Nella costruzione cinematografica del personaggio di Fitzgerald/Tom Hardy si nasconde, quasi con timore, quello che “The Revenant” avrebbe potuto essere.
Fitz non si vergogna di essere pratico, spietato, meschino.
Fitz non sogna, non cerca di elevare una vita che è solo lotta senza ideali. E’ lui il vero sopravvissuto.
Inarritu invece sembra intimorirsi di fronte all’idea di girare un semplice film d’avventura, come se il genere tout court fosse qualcosa di cui non essere fieri. E così, per inseguire un’autorialità che sembra una condanna più che una necessità, affossa il film con sequenze oniriche di rara grossolanità. Inserti da Piccolo Grande Uomo-vorrei ma non posso mescolati ad uno stile che ricorda un imitatore di Malick che copia Sokurov che pensa a Tarkovskij.
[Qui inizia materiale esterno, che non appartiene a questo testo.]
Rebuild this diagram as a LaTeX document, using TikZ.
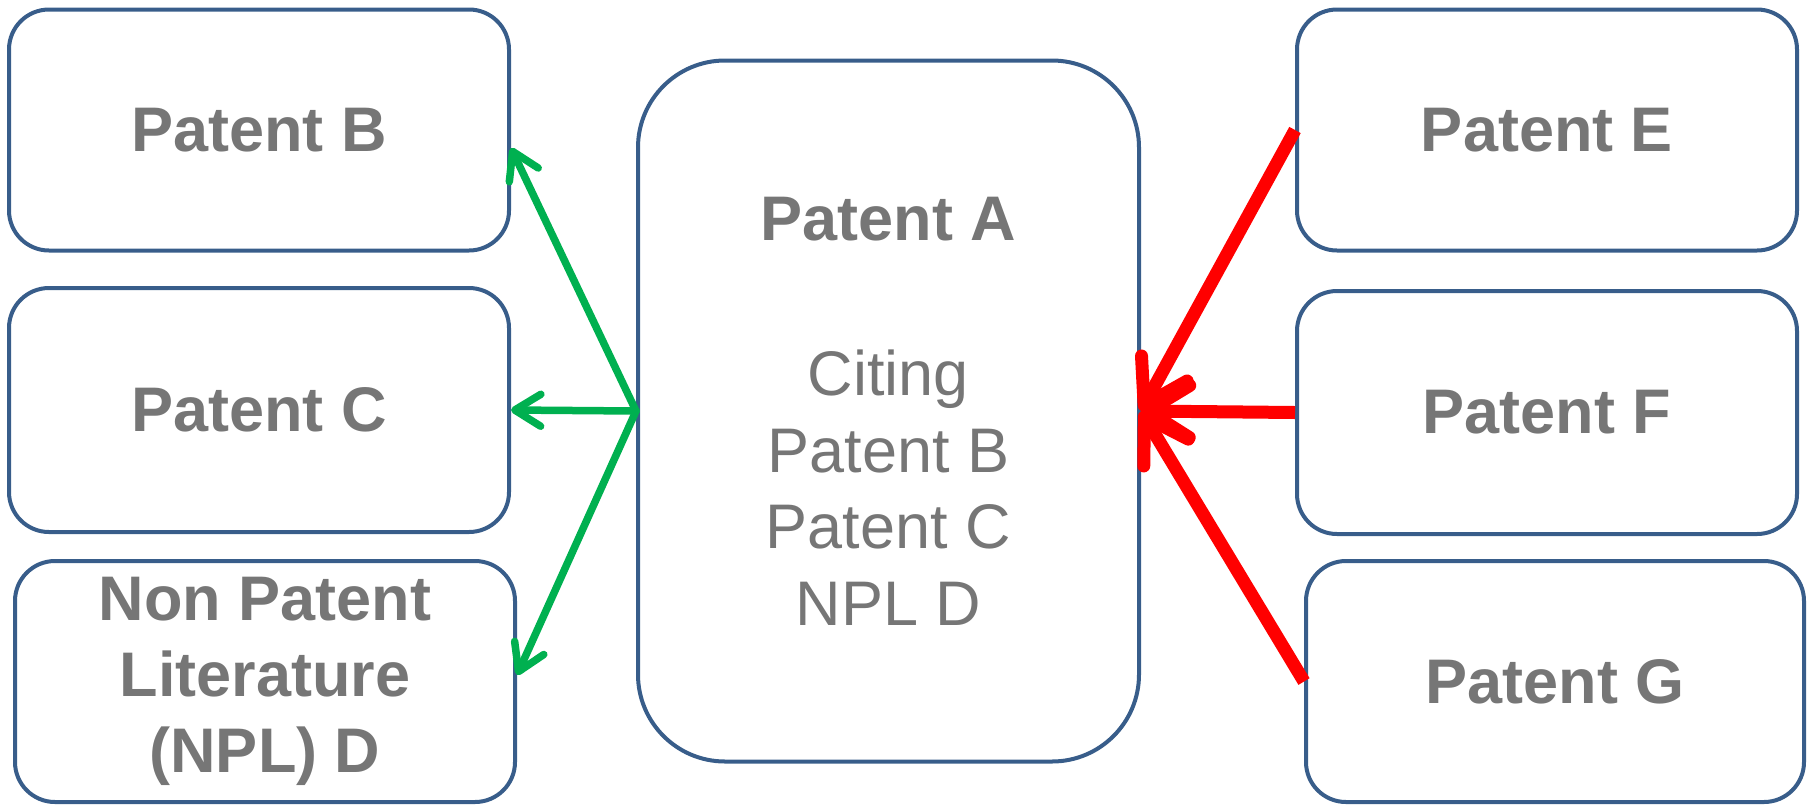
\documentclass[tikz,border=0pt]{standalone}
\usepackage{fontspec}
\setmainfont{Liberation Sans}
\usetikzlibrary{arrows.meta,calc}
\definecolor{boxblue}{RGB}{56,93,138}
\definecolor{txtgray}{RGB}{118,118,118}
\definecolor{citegreen}{RGB}{0,176,80}
\definecolor{citered}{RGB}{255,0,0}
\begin{document}
\begin{tikzpicture}[x=1pt,y=-1pt,
  patbox/.style={draw=boxblue, line width=4pt, rounded corners=40pt,
    minimum width=500pt, minimum height=241pt, inner sep=0pt,
    align=center, text=txtgray,
    font=\fontsize{63}{76}\selectfont\bfseries},
  bigbox/.style={draw=boxblue, line width=4pt, rounded corners=87pt,
    minimum width=501pt, minimum height=701pt, inner sep=0pt,
    align=center, text=txtgray,
    font=\fontsize{63}{76.5}\selectfont},
  citedarrow/.style={draw=citegreen, line width=7.5pt, line cap=round,
    -{Straight Barb[length=26pt,width=32pt,round]}},
  citingarrow/.style={draw=citered, line width=13pt,
    -{Straight Barb[length=42pt,width=52pt,round]}}]
\useasboundingbox (0,0) rectangle (1810,804);
\node[patbox] (B) at (259,130) {Patent B};
\node[patbox, minimum height=244pt] (C) at (259,410) {Patent C};
\node[patbox] (D) at (265,681.5) {Non Patent\\Literature\\(NPL) D};
\node[bigbox] (A) at (888.5,411) {\bfseries Patent A\\[79pt]Citing\\Patent B\\Patent C\\NPL D};
\node[patbox] (E) at (1547,130) {Patent E};
\node[patbox, minimum height=243pt] (F) at (1547,412.5) {Patent F};
\node[patbox, minimum width=498pt] (G) at (1555,681.5) {Patent G};
\draw[citedarrow] (A.west) -- ($(B.east)+(0,18)$);
\draw[citedarrow] (A.west) -- (C.east);
\draw[citedarrow] (A.west) -- ($(D.east)+(0,-6.5)$);
\draw[citingarrow] (E.west) -- (A.east);
\draw[citingarrow] (F.west) -- (A.east);
\draw[citingarrow] (G.west) -- (A.east);
\end{tikzpicture}
\end{document}
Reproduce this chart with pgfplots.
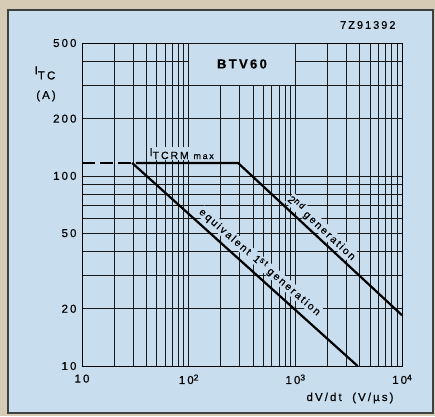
\documentclass[border=0pt]{standalone}
\usepackage{pgfplots}
\pgfplotsset{compat=1.18}
\usepackage{fontspec}
\setmainfont{Liberation Sans}[LetterSpace=18,FakeBold=0.6]
\definecolor{bg}{RGB}{200,222,238}
\definecolor{strip}{RGB}{214,204,182}
\newcommand{\supr}[1]{\raisebox{3.5pt}{\fontsize{8.5}{10}\selectfont #1}}
\begin{document}
\begin{tikzpicture}[x=1pt,y=1pt]
\useasboundingbox (0,0) rectangle (435,416);
\fill[strip] (0,0) rectangle (435,416);
\fill[bg] (8,3) rectangle (433,406);
\draw[black!75, line width=1.4pt] (8,3) rectangle (433,406);
\begin{axis}[
  at={(82pt,50pt)}, anchor=south west, scale only axis,
  width=320pt, height=323pt,
  xmode=log, ymode=log,
  xmin=10, xmax=10000, ymin=10, ymax=500,
  xtick={10,100,1000,10000},
  xticklabels={10,10\supr{2},10\supr{3},10\supr{4}},
  ytick={10,20,50,100,200,500},
  yticklabels={10,20,50,100,200,500},
  minor xtick={20,30,40,50,60,70,80,90,200,300,400,500,600,700,800,900,2000,3000,4000,5000,6000,7000,8000,9000},
  minor ytick={30,40,60,70,80,90,300,400},
  grid=both,
  major grid style={black!90, line width=0.6pt},
  minor grid style={black!90, line width=0.6pt},
  axis line style={black, line width=0.8pt},
  major tick length=0pt, minor tick length=0pt,
  tick style={draw=none},
  ticklabel style={font=\fontsize{11.5}{14}\selectfont},
  xticklabel style={yshift=-5pt},
  yticklabel style={xshift=-2pt},
  /pgf/number format/assume math mode=true,
  clip=false,
]
\fill[bg] (axis cs:100,300) rectangle (axis cs:1000,500);
\draw[black!90, line width=0.6pt] (axis cs:100,300) rectangle (axis cs:1000,500);
\node[font=\fontsize{13}{16}\selectfont\bfseries] at (axis cs:316,388) {BTV60};

\addplot[black, line width=2.2pt, dash pattern=on 13pt off 5pt] coordinates {(10,117) (29.3,117)};
\addplot[black, line width=2.2pt] coordinates {(32,117) (290,117) (10000,18.5)};
\addplot[black, line width=2.2pt] coordinates {(29.5,117) (3835,10)};

\node[fill=bg, inner sep=0.8pt, anchor=south] at (axis cs:86,121)
  {\fontsize{11.5}{13}\selectfont I\raisebox{-3pt}{\fontsize{10.5}{12}\selectfont TCRM\ {\fontsize{9}{10}\selectfont max}}};
\node[fill=bg, inner sep=0.5pt, rotate=-43, font=\fontsize{10.5}{13}\selectfont] at (axis cs:1776,53.3)
  {2\supr{nd} generation};
\node[fill=bg, inner sep=0.5pt, rotate=-41, font=\fontsize{10.5}{13}\selectfont] at (axis cs:466,35.3)
  {equivalent \,1\supr{st} generation};
\end{axis}
\node[anchor=east, font=\fontsize{11}{13}\selectfont] at (399,391) {7Z91392};
\node[font=\fontsize{11.5}{14}\selectfont] at (45,343) {I\raisebox{-5pt}{TC}};
\node[font=\fontsize{11.5}{14}\selectfont] at (46,320) {(A)};
\node[anchor=east, font=\fontsize{11.5}{14}\selectfont] at (397,18) {dV/dt \ (V/\textmu s)};
\end{tikzpicture}
\end{document}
Eppure nell’assalto indiano iniziale così come nella penultima inquadratura della macchia di sangue sulla neve (chiusa efficace vanificata da una superflua e insostenibile ennesima visione del protagonista) a me è sembrato di scorgere il ritorno di un cinema commerciale finalmente adulto. Un cinema capace di combattere e di sopravvivere in una realtà ridotta all’infantilismo di supereroi, di guerrieri stellari, di pugili da fumetto che sono gli eterni ritornanti di un intrattenimento eviscerato.
A “The Revenant” si sarebbero potute perdonare anche le inverosimiglianze legate al percorso del protagonista, perchè nell’avventura più lontana ed epica si annidano momenti diventati leggendari proprio in quanto impensabili. Ma solo quando l’avventura non si imbarazza di fronte alla propria natura.